Stated task:
Beneath this instruction is a block of data; output from it exactly the lines that run from the one containing "Reproduce this chart with D3.js." through the one containing "14.0, 16.61, 19.32, 14.0];", inclusive.

******

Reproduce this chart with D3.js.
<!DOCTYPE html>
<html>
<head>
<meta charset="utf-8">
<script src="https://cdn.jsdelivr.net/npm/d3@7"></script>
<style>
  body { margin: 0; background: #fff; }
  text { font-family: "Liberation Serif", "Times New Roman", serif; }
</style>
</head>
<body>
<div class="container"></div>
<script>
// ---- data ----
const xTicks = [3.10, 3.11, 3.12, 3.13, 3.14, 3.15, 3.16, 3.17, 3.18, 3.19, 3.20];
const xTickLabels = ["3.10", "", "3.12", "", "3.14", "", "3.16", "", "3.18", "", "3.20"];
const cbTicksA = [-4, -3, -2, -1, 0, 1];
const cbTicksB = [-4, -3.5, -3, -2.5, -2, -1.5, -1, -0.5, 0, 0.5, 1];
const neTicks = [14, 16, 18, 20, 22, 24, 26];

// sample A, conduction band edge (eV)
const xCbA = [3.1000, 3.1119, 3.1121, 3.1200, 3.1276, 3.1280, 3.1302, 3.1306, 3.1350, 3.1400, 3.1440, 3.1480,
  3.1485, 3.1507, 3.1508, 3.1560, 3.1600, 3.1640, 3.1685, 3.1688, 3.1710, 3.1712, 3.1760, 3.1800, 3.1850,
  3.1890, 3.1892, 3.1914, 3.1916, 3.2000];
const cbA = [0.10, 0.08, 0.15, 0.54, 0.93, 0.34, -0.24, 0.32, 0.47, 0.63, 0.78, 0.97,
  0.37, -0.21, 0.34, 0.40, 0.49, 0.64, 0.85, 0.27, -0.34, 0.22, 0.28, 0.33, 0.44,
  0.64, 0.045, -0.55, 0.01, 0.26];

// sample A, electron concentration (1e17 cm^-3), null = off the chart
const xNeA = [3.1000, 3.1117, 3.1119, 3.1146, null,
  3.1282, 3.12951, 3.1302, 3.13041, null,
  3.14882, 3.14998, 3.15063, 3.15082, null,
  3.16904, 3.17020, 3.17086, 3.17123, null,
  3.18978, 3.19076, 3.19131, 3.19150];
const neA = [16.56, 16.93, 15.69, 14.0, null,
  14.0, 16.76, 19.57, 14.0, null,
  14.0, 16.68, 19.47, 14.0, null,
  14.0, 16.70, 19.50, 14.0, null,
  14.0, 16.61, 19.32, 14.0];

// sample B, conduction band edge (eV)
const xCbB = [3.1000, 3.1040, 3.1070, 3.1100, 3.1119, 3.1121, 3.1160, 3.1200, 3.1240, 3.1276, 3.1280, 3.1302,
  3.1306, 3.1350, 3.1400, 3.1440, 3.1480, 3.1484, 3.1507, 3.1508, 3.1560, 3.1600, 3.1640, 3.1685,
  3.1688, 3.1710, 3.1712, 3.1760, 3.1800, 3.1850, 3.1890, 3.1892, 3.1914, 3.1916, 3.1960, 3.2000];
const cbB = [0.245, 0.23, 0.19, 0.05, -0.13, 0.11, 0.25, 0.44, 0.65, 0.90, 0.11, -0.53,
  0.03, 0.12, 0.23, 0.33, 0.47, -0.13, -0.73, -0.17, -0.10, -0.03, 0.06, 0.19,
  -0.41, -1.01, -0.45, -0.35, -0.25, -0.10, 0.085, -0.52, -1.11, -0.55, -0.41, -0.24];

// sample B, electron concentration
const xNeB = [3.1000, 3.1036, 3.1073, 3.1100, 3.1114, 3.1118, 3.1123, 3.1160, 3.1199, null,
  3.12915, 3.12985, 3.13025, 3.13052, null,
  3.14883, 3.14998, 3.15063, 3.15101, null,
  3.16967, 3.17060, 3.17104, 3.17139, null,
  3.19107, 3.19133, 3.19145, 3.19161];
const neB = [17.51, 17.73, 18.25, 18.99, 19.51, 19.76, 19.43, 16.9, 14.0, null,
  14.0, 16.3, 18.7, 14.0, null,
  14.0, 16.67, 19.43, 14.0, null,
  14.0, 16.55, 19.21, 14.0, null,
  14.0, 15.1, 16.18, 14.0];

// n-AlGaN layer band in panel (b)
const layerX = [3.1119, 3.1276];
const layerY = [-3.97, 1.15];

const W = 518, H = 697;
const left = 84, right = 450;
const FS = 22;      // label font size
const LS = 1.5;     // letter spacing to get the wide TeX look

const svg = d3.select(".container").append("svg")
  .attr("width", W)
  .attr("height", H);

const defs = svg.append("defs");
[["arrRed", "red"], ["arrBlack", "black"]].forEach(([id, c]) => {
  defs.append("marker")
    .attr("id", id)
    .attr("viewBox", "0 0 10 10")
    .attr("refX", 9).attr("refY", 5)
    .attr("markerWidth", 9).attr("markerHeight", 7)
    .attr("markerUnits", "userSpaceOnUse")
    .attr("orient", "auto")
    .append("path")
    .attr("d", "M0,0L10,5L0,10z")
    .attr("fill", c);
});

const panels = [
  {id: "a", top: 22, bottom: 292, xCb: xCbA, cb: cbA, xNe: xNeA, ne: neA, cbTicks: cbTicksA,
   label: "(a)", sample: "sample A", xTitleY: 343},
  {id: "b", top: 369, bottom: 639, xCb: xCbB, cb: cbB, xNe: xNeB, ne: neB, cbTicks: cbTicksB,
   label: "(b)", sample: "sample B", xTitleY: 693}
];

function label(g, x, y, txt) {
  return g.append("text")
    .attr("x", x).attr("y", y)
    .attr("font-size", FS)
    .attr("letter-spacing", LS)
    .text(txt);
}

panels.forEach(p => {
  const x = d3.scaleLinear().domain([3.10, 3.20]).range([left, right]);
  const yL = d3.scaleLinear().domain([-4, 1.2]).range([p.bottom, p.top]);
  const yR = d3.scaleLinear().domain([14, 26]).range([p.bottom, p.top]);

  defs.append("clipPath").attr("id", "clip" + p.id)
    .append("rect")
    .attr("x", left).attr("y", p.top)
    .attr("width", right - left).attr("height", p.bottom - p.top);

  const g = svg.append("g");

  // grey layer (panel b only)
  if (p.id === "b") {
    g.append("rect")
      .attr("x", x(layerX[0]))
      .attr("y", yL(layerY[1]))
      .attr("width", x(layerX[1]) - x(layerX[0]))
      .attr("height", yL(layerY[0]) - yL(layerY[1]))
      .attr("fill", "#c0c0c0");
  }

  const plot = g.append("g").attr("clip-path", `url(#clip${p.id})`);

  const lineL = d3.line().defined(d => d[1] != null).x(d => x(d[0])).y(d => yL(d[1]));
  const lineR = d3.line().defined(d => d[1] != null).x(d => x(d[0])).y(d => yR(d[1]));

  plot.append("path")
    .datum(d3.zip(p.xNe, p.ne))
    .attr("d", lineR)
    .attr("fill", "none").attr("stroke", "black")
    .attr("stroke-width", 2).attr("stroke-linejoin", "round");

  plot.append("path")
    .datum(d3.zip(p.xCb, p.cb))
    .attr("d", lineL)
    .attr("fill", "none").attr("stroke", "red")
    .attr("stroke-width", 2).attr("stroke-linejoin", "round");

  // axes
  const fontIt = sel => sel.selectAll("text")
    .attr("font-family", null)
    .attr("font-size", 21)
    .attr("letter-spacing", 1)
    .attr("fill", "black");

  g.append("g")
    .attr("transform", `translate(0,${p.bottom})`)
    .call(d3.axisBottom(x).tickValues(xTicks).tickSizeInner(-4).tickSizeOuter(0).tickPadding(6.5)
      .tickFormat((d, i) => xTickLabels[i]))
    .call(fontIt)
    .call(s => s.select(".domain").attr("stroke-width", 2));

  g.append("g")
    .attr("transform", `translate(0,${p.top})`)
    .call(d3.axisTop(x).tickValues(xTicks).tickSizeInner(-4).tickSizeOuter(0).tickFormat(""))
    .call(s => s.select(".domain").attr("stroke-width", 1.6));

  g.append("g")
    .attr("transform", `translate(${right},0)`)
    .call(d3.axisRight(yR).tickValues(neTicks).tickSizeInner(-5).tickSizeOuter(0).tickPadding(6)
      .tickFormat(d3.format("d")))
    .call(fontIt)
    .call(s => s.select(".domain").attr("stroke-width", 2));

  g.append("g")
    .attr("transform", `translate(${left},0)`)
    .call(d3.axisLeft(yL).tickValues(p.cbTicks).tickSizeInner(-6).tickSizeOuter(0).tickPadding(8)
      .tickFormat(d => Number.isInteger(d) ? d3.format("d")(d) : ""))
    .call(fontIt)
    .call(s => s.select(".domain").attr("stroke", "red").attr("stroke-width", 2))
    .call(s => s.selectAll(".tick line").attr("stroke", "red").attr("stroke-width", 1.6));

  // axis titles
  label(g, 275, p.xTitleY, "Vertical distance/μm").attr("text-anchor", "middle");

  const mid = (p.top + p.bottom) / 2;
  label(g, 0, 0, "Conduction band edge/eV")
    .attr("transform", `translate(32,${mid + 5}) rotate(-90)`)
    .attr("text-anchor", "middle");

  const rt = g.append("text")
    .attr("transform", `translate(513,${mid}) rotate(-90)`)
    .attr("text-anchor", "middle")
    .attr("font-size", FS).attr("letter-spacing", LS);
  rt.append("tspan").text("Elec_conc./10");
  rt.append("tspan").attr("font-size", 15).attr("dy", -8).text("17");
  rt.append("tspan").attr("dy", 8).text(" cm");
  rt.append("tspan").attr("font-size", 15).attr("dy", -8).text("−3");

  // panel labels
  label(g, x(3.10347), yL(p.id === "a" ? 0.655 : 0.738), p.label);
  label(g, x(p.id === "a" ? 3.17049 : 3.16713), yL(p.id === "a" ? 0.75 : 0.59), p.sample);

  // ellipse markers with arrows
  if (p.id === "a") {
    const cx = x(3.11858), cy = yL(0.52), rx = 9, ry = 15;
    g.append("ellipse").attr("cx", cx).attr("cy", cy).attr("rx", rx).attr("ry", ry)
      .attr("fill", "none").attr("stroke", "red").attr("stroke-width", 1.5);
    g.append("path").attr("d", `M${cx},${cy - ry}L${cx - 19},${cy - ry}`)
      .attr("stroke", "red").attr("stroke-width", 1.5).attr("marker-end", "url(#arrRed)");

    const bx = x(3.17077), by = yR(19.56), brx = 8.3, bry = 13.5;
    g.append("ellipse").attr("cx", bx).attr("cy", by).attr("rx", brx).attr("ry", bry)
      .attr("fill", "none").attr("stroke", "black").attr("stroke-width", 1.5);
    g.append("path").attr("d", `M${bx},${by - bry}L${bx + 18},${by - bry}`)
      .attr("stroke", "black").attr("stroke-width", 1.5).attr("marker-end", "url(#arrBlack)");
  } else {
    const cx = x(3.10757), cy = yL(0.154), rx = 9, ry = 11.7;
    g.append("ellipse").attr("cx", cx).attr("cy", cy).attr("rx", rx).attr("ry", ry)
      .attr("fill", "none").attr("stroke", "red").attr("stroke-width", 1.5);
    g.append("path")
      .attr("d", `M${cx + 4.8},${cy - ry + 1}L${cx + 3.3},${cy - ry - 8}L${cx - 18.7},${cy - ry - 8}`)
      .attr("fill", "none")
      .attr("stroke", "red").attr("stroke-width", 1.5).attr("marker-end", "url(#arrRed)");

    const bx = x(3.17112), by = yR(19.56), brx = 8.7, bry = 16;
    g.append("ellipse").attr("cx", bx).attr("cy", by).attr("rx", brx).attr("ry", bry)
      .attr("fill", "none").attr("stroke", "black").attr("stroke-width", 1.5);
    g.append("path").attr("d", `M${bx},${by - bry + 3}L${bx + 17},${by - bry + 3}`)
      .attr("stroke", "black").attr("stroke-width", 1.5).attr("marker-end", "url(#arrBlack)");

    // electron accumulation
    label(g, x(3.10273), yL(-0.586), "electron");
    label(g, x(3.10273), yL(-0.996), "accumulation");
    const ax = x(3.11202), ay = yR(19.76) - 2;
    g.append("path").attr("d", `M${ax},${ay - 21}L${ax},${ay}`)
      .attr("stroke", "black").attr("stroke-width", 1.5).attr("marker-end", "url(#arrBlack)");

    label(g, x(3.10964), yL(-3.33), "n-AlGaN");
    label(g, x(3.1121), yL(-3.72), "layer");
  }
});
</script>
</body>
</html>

******

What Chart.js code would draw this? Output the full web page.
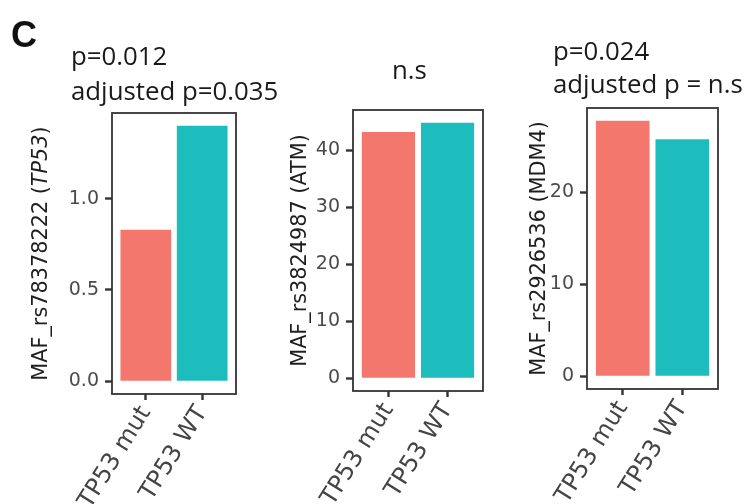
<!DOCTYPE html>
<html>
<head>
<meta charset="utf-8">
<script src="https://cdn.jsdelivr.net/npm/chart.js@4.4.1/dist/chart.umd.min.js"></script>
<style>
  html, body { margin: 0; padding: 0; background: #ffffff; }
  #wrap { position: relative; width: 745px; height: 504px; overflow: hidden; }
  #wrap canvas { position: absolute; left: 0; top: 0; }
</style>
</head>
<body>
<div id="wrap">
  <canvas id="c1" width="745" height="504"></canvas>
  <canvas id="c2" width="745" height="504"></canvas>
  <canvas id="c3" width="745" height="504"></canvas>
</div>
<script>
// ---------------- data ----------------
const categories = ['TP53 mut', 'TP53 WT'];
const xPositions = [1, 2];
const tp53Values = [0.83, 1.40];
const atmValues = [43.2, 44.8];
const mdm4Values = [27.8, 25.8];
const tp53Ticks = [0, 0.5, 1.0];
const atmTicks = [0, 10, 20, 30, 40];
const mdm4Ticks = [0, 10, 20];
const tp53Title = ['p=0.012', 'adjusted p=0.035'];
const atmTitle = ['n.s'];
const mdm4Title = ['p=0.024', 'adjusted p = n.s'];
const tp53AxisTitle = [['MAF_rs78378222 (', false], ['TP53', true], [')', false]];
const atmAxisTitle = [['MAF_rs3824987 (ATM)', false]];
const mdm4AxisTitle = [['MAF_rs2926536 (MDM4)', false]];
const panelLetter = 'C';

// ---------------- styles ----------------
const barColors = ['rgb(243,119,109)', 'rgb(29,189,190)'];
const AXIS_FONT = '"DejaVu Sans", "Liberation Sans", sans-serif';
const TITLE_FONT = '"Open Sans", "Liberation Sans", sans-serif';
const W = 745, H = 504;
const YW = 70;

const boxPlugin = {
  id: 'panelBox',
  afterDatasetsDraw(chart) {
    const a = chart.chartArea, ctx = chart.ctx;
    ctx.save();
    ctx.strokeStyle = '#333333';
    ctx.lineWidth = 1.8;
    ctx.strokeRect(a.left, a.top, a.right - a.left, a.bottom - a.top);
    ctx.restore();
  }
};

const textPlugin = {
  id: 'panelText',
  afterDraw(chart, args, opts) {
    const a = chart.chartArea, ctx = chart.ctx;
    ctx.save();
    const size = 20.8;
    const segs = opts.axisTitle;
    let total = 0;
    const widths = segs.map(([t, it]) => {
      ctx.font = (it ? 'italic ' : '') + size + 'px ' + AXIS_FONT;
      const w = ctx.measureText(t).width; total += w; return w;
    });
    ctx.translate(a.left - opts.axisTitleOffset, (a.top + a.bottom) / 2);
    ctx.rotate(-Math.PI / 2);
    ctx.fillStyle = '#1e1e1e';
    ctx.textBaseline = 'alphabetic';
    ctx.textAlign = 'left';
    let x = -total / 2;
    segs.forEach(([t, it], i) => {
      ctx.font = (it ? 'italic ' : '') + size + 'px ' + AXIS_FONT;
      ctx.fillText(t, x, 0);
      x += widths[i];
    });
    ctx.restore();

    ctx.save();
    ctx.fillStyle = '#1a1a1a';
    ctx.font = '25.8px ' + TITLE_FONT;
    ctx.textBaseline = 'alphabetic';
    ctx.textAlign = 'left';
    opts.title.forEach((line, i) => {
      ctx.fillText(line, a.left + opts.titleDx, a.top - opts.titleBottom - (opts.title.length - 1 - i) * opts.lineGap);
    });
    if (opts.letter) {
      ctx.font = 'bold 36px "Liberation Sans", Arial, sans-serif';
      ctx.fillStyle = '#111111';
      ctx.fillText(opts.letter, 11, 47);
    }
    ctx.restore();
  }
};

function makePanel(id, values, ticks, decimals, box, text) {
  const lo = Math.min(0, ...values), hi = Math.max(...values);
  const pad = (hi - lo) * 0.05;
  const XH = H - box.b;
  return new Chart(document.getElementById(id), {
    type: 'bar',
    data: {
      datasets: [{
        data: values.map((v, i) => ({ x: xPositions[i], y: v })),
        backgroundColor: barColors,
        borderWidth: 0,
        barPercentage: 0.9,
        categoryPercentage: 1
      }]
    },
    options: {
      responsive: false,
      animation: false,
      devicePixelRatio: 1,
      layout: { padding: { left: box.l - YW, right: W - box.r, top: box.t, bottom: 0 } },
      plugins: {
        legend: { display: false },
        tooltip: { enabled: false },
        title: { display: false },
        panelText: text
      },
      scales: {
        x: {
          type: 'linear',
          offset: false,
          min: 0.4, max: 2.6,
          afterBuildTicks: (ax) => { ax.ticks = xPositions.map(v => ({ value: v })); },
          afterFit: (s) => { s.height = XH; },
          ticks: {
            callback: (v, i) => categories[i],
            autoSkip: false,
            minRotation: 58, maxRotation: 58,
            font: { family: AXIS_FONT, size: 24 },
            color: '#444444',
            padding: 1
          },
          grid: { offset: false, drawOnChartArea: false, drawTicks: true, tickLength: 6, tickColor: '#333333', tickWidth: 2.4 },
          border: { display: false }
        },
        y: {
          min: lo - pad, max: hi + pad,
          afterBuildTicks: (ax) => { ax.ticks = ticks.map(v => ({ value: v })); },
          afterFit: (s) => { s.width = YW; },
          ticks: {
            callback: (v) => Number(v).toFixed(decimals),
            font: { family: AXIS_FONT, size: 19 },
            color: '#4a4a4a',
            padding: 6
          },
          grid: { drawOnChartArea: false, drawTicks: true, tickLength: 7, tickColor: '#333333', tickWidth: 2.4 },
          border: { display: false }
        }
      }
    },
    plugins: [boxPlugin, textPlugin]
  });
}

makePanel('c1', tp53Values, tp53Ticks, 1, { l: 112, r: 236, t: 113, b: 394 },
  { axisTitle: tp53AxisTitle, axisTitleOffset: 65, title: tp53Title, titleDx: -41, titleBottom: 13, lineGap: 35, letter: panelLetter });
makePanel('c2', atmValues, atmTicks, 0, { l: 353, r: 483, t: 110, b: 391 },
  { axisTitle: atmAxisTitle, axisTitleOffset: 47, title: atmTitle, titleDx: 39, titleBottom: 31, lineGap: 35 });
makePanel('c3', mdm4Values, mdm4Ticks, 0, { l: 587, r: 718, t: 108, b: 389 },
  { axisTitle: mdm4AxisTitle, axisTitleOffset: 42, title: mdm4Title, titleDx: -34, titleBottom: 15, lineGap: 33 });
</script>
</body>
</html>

******

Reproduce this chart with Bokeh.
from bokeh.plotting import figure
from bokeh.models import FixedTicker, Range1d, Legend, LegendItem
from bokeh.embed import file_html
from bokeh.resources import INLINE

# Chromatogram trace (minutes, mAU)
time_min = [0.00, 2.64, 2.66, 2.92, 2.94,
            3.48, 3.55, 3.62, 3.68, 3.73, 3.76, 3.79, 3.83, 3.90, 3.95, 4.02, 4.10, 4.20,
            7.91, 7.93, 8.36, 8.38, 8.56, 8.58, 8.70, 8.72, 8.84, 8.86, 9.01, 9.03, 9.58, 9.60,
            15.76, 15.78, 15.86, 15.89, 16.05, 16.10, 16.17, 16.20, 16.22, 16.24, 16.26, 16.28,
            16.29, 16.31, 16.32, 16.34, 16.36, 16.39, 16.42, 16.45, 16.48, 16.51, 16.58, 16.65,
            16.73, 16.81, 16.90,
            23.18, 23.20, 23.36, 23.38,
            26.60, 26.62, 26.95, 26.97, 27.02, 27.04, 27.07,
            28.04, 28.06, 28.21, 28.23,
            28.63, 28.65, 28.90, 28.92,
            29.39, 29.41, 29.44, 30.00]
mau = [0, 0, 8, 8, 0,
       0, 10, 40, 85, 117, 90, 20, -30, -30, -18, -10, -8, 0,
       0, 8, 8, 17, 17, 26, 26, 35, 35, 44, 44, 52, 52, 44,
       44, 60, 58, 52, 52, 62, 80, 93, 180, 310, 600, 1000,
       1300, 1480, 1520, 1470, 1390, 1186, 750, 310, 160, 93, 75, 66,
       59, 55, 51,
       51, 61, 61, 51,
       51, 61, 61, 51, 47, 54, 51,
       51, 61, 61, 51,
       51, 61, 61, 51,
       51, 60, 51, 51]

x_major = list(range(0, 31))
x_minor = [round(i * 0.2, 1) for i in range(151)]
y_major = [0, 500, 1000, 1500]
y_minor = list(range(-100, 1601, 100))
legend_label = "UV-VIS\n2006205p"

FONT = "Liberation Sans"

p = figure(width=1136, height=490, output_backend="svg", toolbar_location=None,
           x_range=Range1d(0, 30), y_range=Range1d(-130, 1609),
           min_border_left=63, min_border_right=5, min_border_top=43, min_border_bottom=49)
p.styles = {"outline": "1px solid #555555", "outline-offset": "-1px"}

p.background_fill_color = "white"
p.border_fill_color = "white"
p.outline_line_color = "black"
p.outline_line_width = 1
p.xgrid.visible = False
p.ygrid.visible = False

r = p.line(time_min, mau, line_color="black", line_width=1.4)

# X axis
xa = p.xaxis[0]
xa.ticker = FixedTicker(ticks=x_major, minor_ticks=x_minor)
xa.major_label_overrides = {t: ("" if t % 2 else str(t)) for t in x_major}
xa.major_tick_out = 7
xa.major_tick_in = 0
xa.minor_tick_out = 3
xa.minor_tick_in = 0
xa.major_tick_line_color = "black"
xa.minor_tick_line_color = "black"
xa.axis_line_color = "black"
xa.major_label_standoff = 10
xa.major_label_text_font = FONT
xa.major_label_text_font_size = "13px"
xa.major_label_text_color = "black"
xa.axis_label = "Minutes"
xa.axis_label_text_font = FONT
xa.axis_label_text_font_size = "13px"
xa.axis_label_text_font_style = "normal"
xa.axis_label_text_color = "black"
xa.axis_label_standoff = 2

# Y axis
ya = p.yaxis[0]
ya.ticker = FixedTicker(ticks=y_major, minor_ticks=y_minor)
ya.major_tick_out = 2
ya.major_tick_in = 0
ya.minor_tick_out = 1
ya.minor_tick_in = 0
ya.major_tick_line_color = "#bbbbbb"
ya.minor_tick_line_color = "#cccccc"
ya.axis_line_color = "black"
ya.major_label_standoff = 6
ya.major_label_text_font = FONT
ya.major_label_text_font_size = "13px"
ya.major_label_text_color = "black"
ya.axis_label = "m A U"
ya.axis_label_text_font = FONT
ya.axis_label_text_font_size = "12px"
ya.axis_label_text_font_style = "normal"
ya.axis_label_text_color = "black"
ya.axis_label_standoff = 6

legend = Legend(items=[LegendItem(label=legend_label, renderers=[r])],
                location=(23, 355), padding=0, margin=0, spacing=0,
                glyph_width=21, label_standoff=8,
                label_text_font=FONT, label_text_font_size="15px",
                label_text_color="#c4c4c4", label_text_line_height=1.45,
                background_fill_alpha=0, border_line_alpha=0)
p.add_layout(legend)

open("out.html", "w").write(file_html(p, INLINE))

******

Reply:
Reproduce this chart with D3.js.
<!DOCTYPE html>
<html>
<head>
<meta charset="utf-8">
<script src="https://cdn.jsdelivr.net/npm/d3@7"></script>
<style>
  body { margin: 0; background: #fff; }
  text { font-family: "Liberation Serif", "Times New Roman", serif; }
</style>
</head>
<body>
<div class="container"></div>
<script>
// ---- data ----
const xTicks = [3.10, 3.11, 3.12, 3.13, 3.14, 3.15, 3.16, 3.17, 3.18, 3.19, 3.20];
const xTickLabels = ["3.10", "", "3.12", "", "3.14", "", "3.16", "", "3.18", "", "3.20"];
const cbTicksA = [-4, -3, -2, -1, 0, 1];
const cbTicksB = [-4, -3.5, -3, -2.5, -2, -1.5, -1, -0.5, 0, 0.5, 1];
const neTicks = [14, 16, 18, 20, 22, 24, 26];

// sample A, conduction band edge (eV)
const xCbA = [3.1000, 3.1119, 3.1121, 3.1200, 3.1276, 3.1280, 3.1302, 3.1306, 3.1350, 3.1400, 3.1440, 3.1480,
  3.1485, 3.1507, 3.1508, 3.1560, 3.1600, 3.1640, 3.1685, 3.1688, 3.1710, 3.1712, 3.1760, 3.1800, 3.1850,
  3.1890, 3.1892, 3.1914, 3.1916, 3.2000];
const cbA = [0.10, 0.08, 0.15, 0.54, 0.93, 0.34, -0.24, 0.32, 0.47, 0.63, 0.78, 0.97,
  0.37, -0.21, 0.34, 0.40, 0.49, 0.64, 0.85, 0.27, -0.34, 0.22, 0.28, 0.33, 0.44,
  0.64, 0.045, -0.55, 0.01, 0.26];

// sample A, electron concentration (1e17 cm^-3), null = off the chart
const xNeA = [3.1000, 3.1117, 3.1119, 3.1146, null,
  3.1282, 3.12951, 3.1302, 3.13041, null,
  3.14882, 3.14998, 3.15063, 3.15082, null,
  3.16904, 3.17020, 3.17086, 3.17123, null,
  3.18978, 3.19076, 3.19131, 3.19150];
const neA = [16.56, 16.93, 15.69, 14.0, null,
  14.0, 16.76, 19.57, 14.0, null,
  14.0, 16.68, 19.47, 14.0, null,
  14.0, 16.70, 19.50, 14.0, null,
  14.0, 16.61, 19.32, 14.0];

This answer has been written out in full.